The Thing was written by Burt Lancaster’s son Bill and equal credit should go to him as well as to John Carpenter. His screenplay is economical in all the right ways (there’s not a single word that feels like “exposition” in the whole thing!) but gives us the most amazing, fully rounded cast of characters too; Kurt Russell as R. J. MacReady, Wilfred Brimley as Dr. Blair, Keith David as Childs, T.K. Carter as Nauls; David Clennon as Palmer, Richard Dysart as Dr. Copper, Charles Hallahan as Vance Norris, Peter Maloney as George Bennings. Richard Masur as Clark, Donald Moffat as Garry, Joel Polis as Fuchs and Thomas G. Waites as Windows. The only female presence in the entire film is the voice of a chess computer, voiced by Carpenter regular, then-wife and all round hottie (still to this day!) Adrienne Barbeau.

The film is just wall-to-wall pure atmosphere. The sense of dread and unrelenting tension is so masterfully delivered that some universities teach using this film as a visual textbook. Best of all, The Thing was ahead of its time in terms of the visual effects techniques it was using, mastered by Rob Bottin, yet it never feels ‘showy’. The effects never over-shadow the story or the characters. And that’s a compliment and a half when you consider this is a film whereby heads tear away from their bodies, grow legs and sprint off or chests burst open, grow teeth and feast on peoples arms.

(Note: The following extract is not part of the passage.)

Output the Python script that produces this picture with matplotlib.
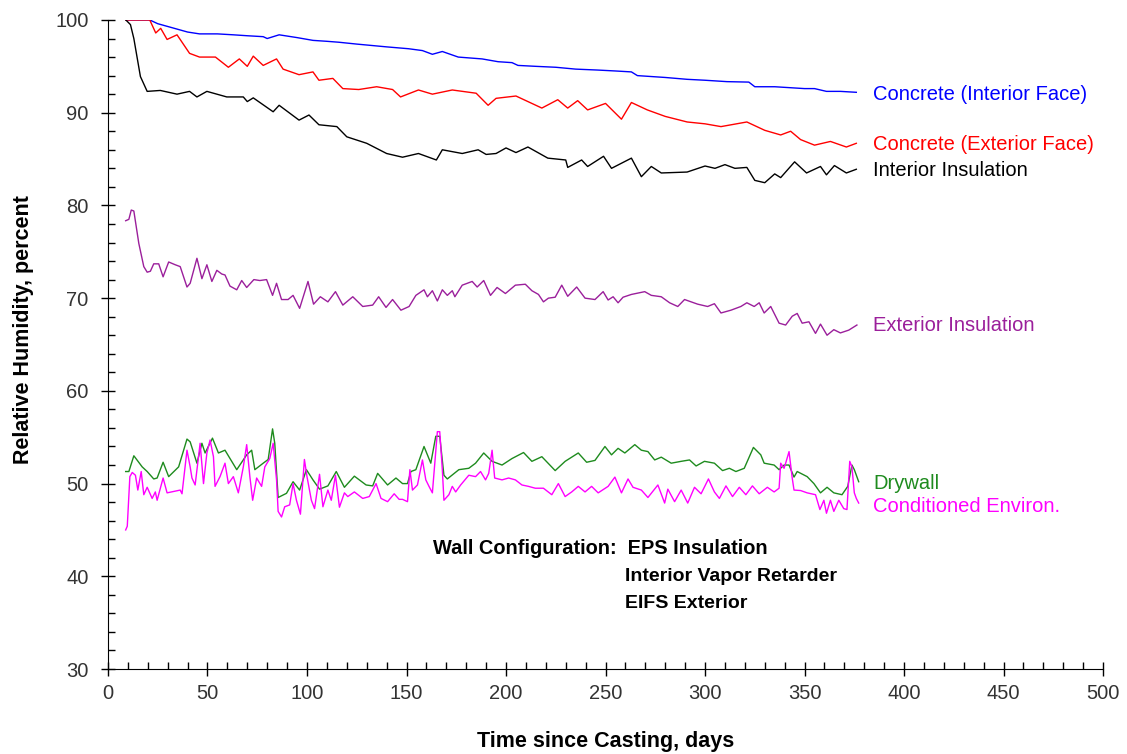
import numpy as np
import matplotlib
matplotlib.use("Agg")
import matplotlib.pyplot as plt
from matplotlib.ticker import MultipleLocator

plt.rcParams['font.family'] = ['Liberation Sans', 'DejaVu Sans']

# ---- data (day, RH %) ----
blue_days = [9, 21, 25, 30, 35, 40, 46, 55, 63, 70, 78, 80, 86, 95, 103, 110, 116, 125, 130, 140,
             151, 158, 163, 168, 176, 188, 196, 203, 206, 215, 225, 235, 246, 255, 263, 266, 280,
             291, 300, 311, 322, 325, 335, 350, 355, 361, 368, 376]
blue_vals = [100, 100, 99.6, 99.3, 99.0, 98.7, 98.5, 98.5, 98.4, 98.3, 98.2, 98.0, 98.4, 98.1, 97.8,
             97.7, 97.6, 97.4, 97.3, 97.1, 96.9, 96.7, 96.3, 96.6, 96.0, 95.8, 95.5, 95.4, 95.1,
             95.0, 94.9, 94.7, 94.6, 94.5, 94.4, 94.0, 93.8, 93.6, 93.5, 93.35, 93.3, 92.8, 92.8,
             92.6, 92.6, 92.3, 92.3, 92.2]

red_days = [9, 21, 24, 26.5, 29.7, 34.7, 41, 46, 54, 60.5, 66, 70, 73, 78, 84.7, 88, 96, 103, 106,
            113, 118, 126, 135, 143, 147, 156, 163, 173, 185, 191, 195, 205, 213, 218, 226, 231, 236,
            241, 250, 258, 263, 271, 280, 291, 300, 308, 321, 330, 338, 343, 348, 355, 363, 371, 376]
red_vals = [100, 100, 98.6, 99.1, 97.9, 98.4, 96.4, 96.0, 96.0, 94.9, 95.8, 95.0, 96.1, 95.1, 95.8,
            94.7, 94.1, 94.4, 93.5, 93.7, 92.6, 92.5, 92.8, 92.5, 91.7, 92.45, 92.0, 92.45, 92.1,
            90.8, 91.55, 91.8, 91.0, 90.5, 91.4, 90.5, 91.3, 90.3, 91.0, 89.3, 91.1, 90.3, 89.6,
            89.0, 88.8, 88.5, 89.0, 88.1, 87.6, 88.0, 87.1, 86.5, 86.9, 86.3, 86.7]

black_days = [9, 11.3, 13, 16.3, 19.7, 26.3, 34.7, 41, 44.7, 49.7, 59.7, 68, 70, 73, 83, 86, 96, 101,
              106, 115, 120, 130, 140, 148, 156, 165, 168, 178, 186, 190, 195, 200, 205, 211, 221,
              230, 231, 238, 241, 249, 253, 263, 268, 273, 278, 291, 300, 305, 310, 315, 321, 325,
              330, 335, 338, 345, 351, 358, 361, 365, 371, 376]
black_vals = [100, 99.5, 98.0, 93.9, 92.3, 92.4, 92.0, 92.3, 91.7, 92.3, 91.7, 91.7, 91.2, 91.6,
              90.1, 90.8, 89.2, 89.75, 88.7, 88.5, 87.4, 86.7, 85.6, 85.2, 85.6, 84.9, 86.0, 85.6,
              86.0, 85.5, 85.6, 86.2, 85.7, 86.3, 85.1, 84.9, 84.1, 84.9, 84.2, 85.3, 84.0, 85.1,
              83.1, 84.2, 83.5, 83.6, 84.25, 84.0, 84.4, 84.0, 84.1, 82.7, 82.45, 83.4, 83.0, 84.7,
              83.5, 84.2, 83.3, 84.3, 83.5, 83.9]

purple_days = [8.9, 10.5, 11.7, 13, 15.5, 18, 19.7, 21.3, 23, 25.5, 27.7, 30.5, 33.8, 36.3, 39.7,
               41.3, 44.7, 47.2, 49.7, 52.2, 54.7, 57.2, 58.8, 61.3, 64.7, 67.2, 69.7, 73.3, 76.3,
               79.7, 82.7, 84.7, 87.2, 90.5, 93, 96.3, 100.5, 103.3, 106.7, 110.5, 114.3, 118, 123,
               128, 133, 136, 139.7, 143, 147.2, 151.3, 154.7, 158.8, 160.5, 163, 165.5, 168, 170.5,
               173, 174.3, 178, 183, 185.5, 188.8, 192.2, 195.5, 199.7, 204.7, 209.7, 213, 216.3,
               218.8, 221.3, 224.7, 228, 231, 235.5, 239.7, 244.7, 248.8, 251.3, 253.8, 256.3,
               258.8, 263, 269.7, 273, 278, 282.2, 286.3, 289.7, 296.3, 301.3, 304.7, 308, 313,
               318, 321, 324.7, 327.2, 329.7, 333, 337.2, 340.5, 343.8, 346.3, 348.8, 352.2, 355.5,
               358, 361.3, 364.7, 368, 372.2, 376.3]
purple_vals = [78.35, 78.5, 79.5, 79.4, 75.9, 73.4, 72.8, 72.9, 73.7, 73.7, 72.3, 73.9, 73.6, 73.4,
               71.2, 71.6, 74.3, 72.1, 73.6, 71.8, 73.0, 72.6, 72.5, 71.3, 70.9, 71.9, 71.15, 72.0,
               71.9, 72.0, 70.3, 71.6, 69.85, 69.85, 70.3, 68.9, 71.8, 69.35, 70.15, 69.6, 70.7,
               69.25, 70.15, 69.1, 69.25, 70.15, 69.0, 69.85, 68.7, 69.1, 70.3, 70.9, 70.15, 70.8,
               69.7, 70.9, 70.3, 70.8, 70.15, 71.4, 71.8, 71.2, 71.9, 70.3, 71.15, 70.5, 71.4, 71.5,
               70.8, 70.4, 69.6, 70.0, 70.1, 71.4, 70.2, 71.2, 70.0, 69.85, 70.7, 69.8, 70.15, 69.5,
               70.1, 70.4, 70.7, 70.3, 70.15, 69.5, 69.1, 69.85, 69.35, 69.1, 69.4, 68.4, 68.7,
               69.1, 69.5, 69.1, 69.5, 68.4, 69.1, 67.3, 67.1, 68.05, 68.35, 67.3, 67.45, 66.2,
               67.2, 66.0, 66.6, 66.25, 66.55, 67.1]

green_days = [8.9, 10.5, 13, 17.2, 19.7, 23, 24.7, 27.7, 30.5, 35.5, 39.7, 41.3, 44.7, 47.2, 48.8,
              52.5, 55.5, 58.8, 64.7, 69.7, 72.2, 73.8, 78, 80.5, 82.7, 83.8, 85.5, 89.7, 93, 96.3,
              99.7, 103, 106.3, 110.5, 114.7, 118.8, 123.8, 129.7, 133, 135.5, 140.5, 144.7, 148,
              150.5, 152.2, 154.7, 158.8, 162.2, 164.7, 166.7, 168.8, 170.5, 176.3, 181.3, 184.7,
              188.8, 193, 198, 203, 208.8, 213, 218, 224.7, 229.7, 236.3, 240.5, 244.7, 249.7, 253,
              256.3, 259.7, 264.7, 268, 271.3, 274.7, 278, 283, 288, 292.2, 295.5, 299.7, 304.7,
              308.8, 312.2, 315.5, 319.7, 324.3, 328, 329.7, 334.7, 337.2, 339.7, 342.2, 344.7,
              346.3, 351.3, 354.7, 358, 361.3, 364.7, 368.8, 371.7, 373.8, 375, 377.2]
green_vals = [51.3, 51.3, 53.0, 51.8, 51.3, 50.5, 50.6, 52.3, 50.75, 51.8, 54.8, 54.5, 52.2, 54.35,
              53.3, 54.9, 53.3, 53.6, 51.5, 53.1, 53.6, 51.5, 52.2, 52.6, 55.9, 54.35, 48.5, 48.95,
              50.2, 49.3, 51.5, 50.4, 49.4, 49.75, 51.3, 49.6, 50.8, 49.85, 49.75, 51.1, 49.85, 50.6,
              50.0, 50.0, 51.3, 51.5, 54.0, 52.2, 55.1, 55.1, 50.9, 50.5, 51.5, 51.65, 52.2, 53.3,
              52.4, 52.0, 52.7, 53.35, 52.4, 52.9, 51.4, 52.4, 53.3, 52.3, 52.5, 54.0, 53.1, 53.8,
              53.3, 54.2, 53.6, 53.45, 52.55, 52.85, 52.2, 52.4, 52.55, 51.9, 52.4, 52.2, 51.4,
              51.65, 51.3, 51.65, 53.9, 53.1, 52.2, 52.0, 51.5, 52.0, 52.0, 50.7, 51.3, 50.75, 50.0,
              49.0, 49.6, 49.0, 48.8, 49.7, 52.0, 51.5, 50.2]

mag_days = [8.9, 9.7, 11, 12.2, 13.8, 15, 16.7, 18, 19.7, 22.2, 23.8, 24.7, 27.7, 29.7, 36.3, 37.2,
            39.7, 41.3, 42.2, 43.8, 46.3, 48, 49.7, 51.3, 53, 53.8, 56.3, 58.8, 60.5, 63, 65.5, 68,
            69.7, 71.3, 72.7, 74.7, 77.2, 78.8, 81.3, 83, 84.7, 85.5, 87.2, 88.8, 91.3, 93, 94.7,
            96.7, 98.7, 100, 102.2, 103.8, 106.3, 108, 110.5, 112.2, 114.3, 116.3, 118.8, 120.5,
            123.8, 128, 131.3, 134.7, 137.2, 140.5, 143.8, 146.3, 148, 150.5, 151.7, 153, 155.5,
            158, 159.7, 161.3, 163, 165.5, 166.7, 168, 168.8, 171.3, 173, 174.7, 177.2, 181.3,
            184.7, 187.2, 189.7, 191.3, 193, 194.3, 198, 201.3, 204.7, 208, 211.3, 214.7, 218.8,
            223, 226.3, 229.7, 233, 236.3, 239.7, 243, 246.3, 251.3, 254.7, 258, 261.3, 263.8,
            268, 271.3, 276.3, 279.7, 281.3, 284.7, 288, 291.3, 294.7, 298, 301.7, 304.7, 307.2,
            310.5, 313.8, 317.2, 320.5, 323.8, 327.2, 331.3, 334.7, 337.2, 338, 339.7, 340.5,
            342.2, 343.8, 344.7, 348, 351.3, 355.5, 357.7, 359.7, 361, 363, 364.7, 367.2, 369.7,
            371.3, 372.7, 373.8, 375, 376, 377.2]
mag_vals = [45.0, 45.4, 50.75, 51.2, 50.9, 49.3, 51.3, 48.8, 49.6, 48.4, 49.1, 48.2, 50.6, 49.0,
            49.3, 48.9, 53.6, 51.8, 50.6, 49.85, 54.35, 50.0, 53.3, 54.7, 52.9, 49.7, 50.75, 52.2,
            50.0, 50.75, 49.0, 51.8, 54.2, 50.75, 48.2, 50.6, 49.7, 51.8, 52.7, 54.35, 50.4, 47.0,
            46.4, 47.5, 47.7, 50.0, 48.2, 46.7, 52.6, 50.75, 48.2, 47.3, 51.0, 47.5, 49.3, 48.2,
            50.9, 47.45, 49.0, 48.6, 49.1, 48.4, 48.6, 50.0, 48.4, 48.05, 48.9, 48.3, 48.3, 48.05,
            51.5, 49.3, 49.85, 52.55, 50.4, 49.7, 49.0, 55.6, 55.6, 51.5, 48.2, 48.8, 49.7, 49.1,
            49.85, 50.9, 50.75, 51.3, 50.4, 51.1, 53.6, 50.6, 50.4, 50.6, 50.4, 49.85, 49.7, 49.5,
            49.5, 48.8, 50.0, 48.6, 49.1, 49.7, 49.1, 49.7, 49.0, 49.7, 50.7, 49.0, 50.5, 49.6,
            49.3, 48.5, 49.85, 47.9, 49.4, 48.05, 49.3, 47.9, 49.6, 48.9, 50.5, 49.1, 48.4, 49.75,
            48.6, 49.6, 48.8, 49.75, 48.9, 49.6, 49.1, 49.5, 52.2, 51.65, 52.2, 53.45, 50.6, 49.3,
            49.25, 49.0, 48.8, 47.2, 48.2, 46.8, 48.2, 47.0, 48.2, 47.3, 47.2, 52.4, 51.8, 49.0,
            48.4, 47.9]

series = [
    (blue_days, blue_vals, '#0000FF', 'Concrete (Interior Face)', 92.0),
    (red_days, red_vals, '#FF0000', 'Concrete (Exterior Face)', 86.6),
    (black_days, black_vals, '#000000', 'Interior Insulation', 83.8),
    (purple_days, purple_vals, '#9B1F9B', 'Exterior Insulation', 67.0),
    (green_days, green_vals, '#1E8B1E', 'Drywall', 50.0),
    (mag_days, mag_vals, '#FF00FF', 'Conditioned Environ.', 47.5),
]

fig = plt.figure(figsize=(11.27, 7.54), dpi=100)
ax = fig.add_axes([0.0958, 0.1127, 0.883, 0.8608])

for d, v, c, name, ylab in series:
    ax.plot(d, v, color=c, lw=1.0)
    ax.text(384.5, ylab, name, color=c, fontsize=14.5, va='center', ha='left')

ax.set_xlim(0, 500)
ax.set_ylim(30, 100)
ax.xaxis.set_major_locator(MultipleLocator(50))
ax.xaxis.set_minor_locator(MultipleLocator(10))
ax.yaxis.set_major_locator(MultipleLocator(10))
ax.yaxis.set_minor_locator(MultipleLocator(2))
ax.tick_params(which='major', direction='inout', length=10, width=1, labelsize=14.5,
               labelcolor='#333333', pad=6)
ax.tick_params(axis='y', which='major', pad=9)
ax.tick_params(which='minor', direction='in', length=5, width=1)
ax.spines['top'].set_visible(False)
ax.spines['right'].set_visible(False)

ax.set_xlabel('Time since Casting, days', fontsize=15.5, fontweight='bold', labelpad=20)
ax.set_ylabel('Relative Humidity, percent', fontsize=15.5, fontweight='bold')
ax.yaxis.set_label_coords(-0.074, 0.523)

ax.text(163.4, 43.05, 'Wall Configuration:  EPS Insulation', fontsize=14.4, fontweight='bold',
        va='center', ha='left')
ax.text(260, 40.0, 'Interior Vapor Retarder', fontsize=14, fontweight='bold', va='center', ha='left')
ax.text(260, 37.1, 'EIFS Exterior', fontsize=14, fontweight='bold', va='center', ha='left')

fig.savefig('out.png', dpi=100)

Like Carpenter’s other ‘misunderstood’ dalliance with Kurt Russell, Big Trouble In Little China, fans yearn for a sequel that will most likely never come. Unlike with Big Trouble In Little China (there’s a script, no one wants to make it, end of!) we are continuously teased with the suggestion of a sequel to The Thing. When a sequel script first leaked, it used the film’s ‘alternate’ ending as a jumping off point to tell a shoddy Aliens style tale of marines going in to a nearby town to the American base (nearby town? Did the author understand the term “isolated”?) and having to ‘cleanse’ everyone when ‘the thing’ takes over. Fans wrongly assumed that the script was jumping off from the much-heralded but never seen “happy” ending (in which MacReady has been rescued and administered a blood test, proving that he is still human) that was filmed but never used, and they couldn’t understand why Russell wasn’t involved.

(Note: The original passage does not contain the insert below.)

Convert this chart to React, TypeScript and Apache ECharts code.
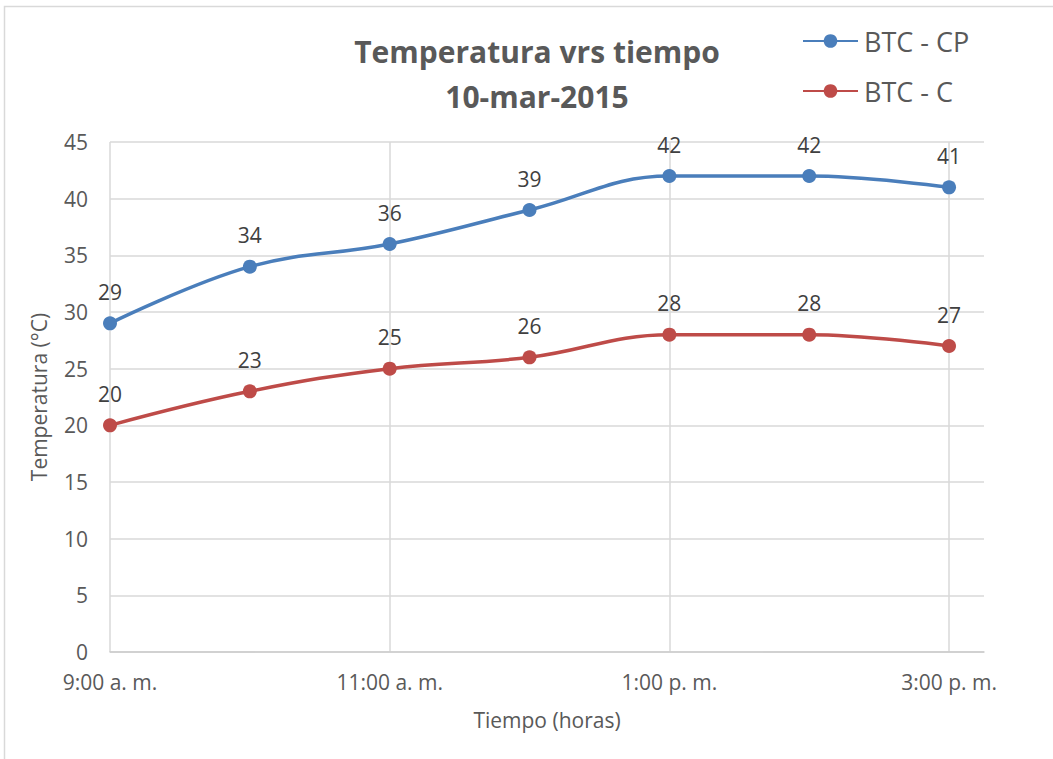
import React, { useEffect, useRef } from "react";
import * as echarts from "echarts";

const timeLabels = ["9:00 a. m.", "10:00 a. m.", "11:00 a. m.", "12:00 p. m.", "1:00 p. m.", "2:00 p. m.", "3:00 p. m."];
const hoursFromStart = [0, 1, 2, 3, 4, 5, 6];
const btcCP = [29, 34, 36, 39, 42, 42, 41];
const btcC = [20, 23, 25, 26, 28, 28, 27];
const gridHours = [0, 2, 4, 6];

const FONT = "'Open Sans', 'Noto Sans', sans-serif";
const GRAY = "#595959";

export default function App() {
  const ref = useRef<HTMLDivElement>(null);
  useEffect(() => {
    if (!ref.current) return;
    const chart = echarts.init(ref.current, undefined, { renderer: "svg" });
    const label = {
      show: true,
      position: "top",
      distance: 14,
      color: "#404040",
      fontSize: 21,
      fontFamily: FONT,
    };
    chart.setOption({
      animation: false,
      backgroundColor: "#ffffff",
      textStyle: { fontFamily: FONT },
      graphic: [
        {
          type: "rect",
          shape: { x: 4.5, y: 6.5, width: 1100, height: 800 },
          style: { fill: "none", stroke: "#d9d9d9", lineWidth: 1.5 },
          silent: true,
          z: -10,
        },
      ],
      title: {
        text: "Temperatura vrs tiempo\n10-mar-2015",
        left: 532,
        top: 24,
        textAlign: "center",
        textStyle: {
          fontFamily: FONT,
          fontWeight: "bold",
          fontSize: 30,
          lineHeight: 45,
          color: GRAY,
        },
      },
      legend: {
        orient: "vertical",
        left: 797,
        top: 20,
        itemWidth: 55,
        itemHeight: 17,
        itemGap: 18,
        textStyle: { fontFamily: FONT, fontSize: 27, color: GRAY, lineHeight: 32, padding: [0, 0, 0, 1] },
        data: ["BTC - CP", "BTC - C"],
      },
      grid: { left: 110, right: 69, top: 142, bottom: 107 },
      xAxis: {
        type: "value",
        min: 0,
        max: 6.25,
        interval: 2,
        name: "Tiempo (horas)",
        nameLocation: "middle",
        nameGap: 57,
        nameTextStyle: { fontFamily: FONT, fontSize: 21, color: GRAY },
        axisLine: { show: true, lineStyle: { color: "#cccccc", width: 1.5 } },
        axisTick: { show: false },
        splitLine: { show: false },
        axisLabel: {
          margin: 19,
          fontFamily: FONT,
          fontSize: 21,
          color: GRAY,
          showMaxLabel: false,
          formatter: (v: number) => (Number.isInteger(v) && v % 2 === 0 ? timeLabels[v] : ""),
        },
      },
      yAxis: {
        type: "value",
        min: 0,
        max: 45,
        interval: 5,
        name: "Temperatura (°C)",
        nameLocation: "middle",
        nameGap: 61,
        nameTextStyle: { fontFamily: FONT, fontSize: 21, color: GRAY },
        axisLine: { show: false },
        axisTick: { show: false },
        splitLine: { show: true, lineStyle: { color: "#d9d9d9", width: 1.5 } },
        axisLabel: { margin: 22, fontFamily: FONT, fontSize: 21, color: GRAY },
      },
      series: [
        {
          name: "BTC - CP",
          type: "line",
          smooth: 0.4,
          symbol: "circle",
          symbolSize: 14,
          color: "#4a7ebb",
          lineStyle: { width: 3.5, color: "#4a7ebb" },
          itemStyle: { color: "#4a7ebb" },
          label,
          data: hoursFromStart.map((h, i) => [h, btcCP[i]]),
          markLine: {
            silent: true,
            symbol: "none",
            label: { show: false },
            lineStyle: { color: "#d9d9d9", width: 1.5, type: "solid" },
            data: gridHours.map((h) => ({ xAxis: h })),
            z: 0,
          },
          z: 3,
        },
        {
          name: "BTC - C",
          type: "line",
          smooth: 0.4,
          symbol: "circle",
          symbolSize: 14,
          color: "#be4b48",
          lineStyle: { width: 3.5, color: "#be4b48" },
          itemStyle: { color: "#be4b48" },
          label,
          data: hoursFromStart.map((h, i) => [h, btcC[i]]),
          z: 3,
        },
      ],
    });
    return () => chart.dispose();
  }, []);
  return (
    <div
      ref={ref}
      style={{ position: "absolute", left: 0, top: 0, width: 1053, height: 759, background: "#fff" }}
    />
  );
}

But that’s not the real, or at least the “official”, ‘alternate’ ending. The real one existed on the final film print up until a matter of weeks before it was first shown; a “Thing” has taken the form of one of the sled dogs once again. We see it leave the American base, start walking before looking back at the burning camp at dawn before continuing on into the Antarctic wilderness, ready to find its next ‘form’. If you ever see The Thing in its edited-for-TV version (i.e. heavily reduced gore, violence and profanity) you will see this ending, and opening narration (!) too. Unlike the actually-extended TV ‘edit’ of Halloween (with scenes of Michael Myers as a child – screw you Rob Zombie!), this version isn’t readily available with the DVD of the movie.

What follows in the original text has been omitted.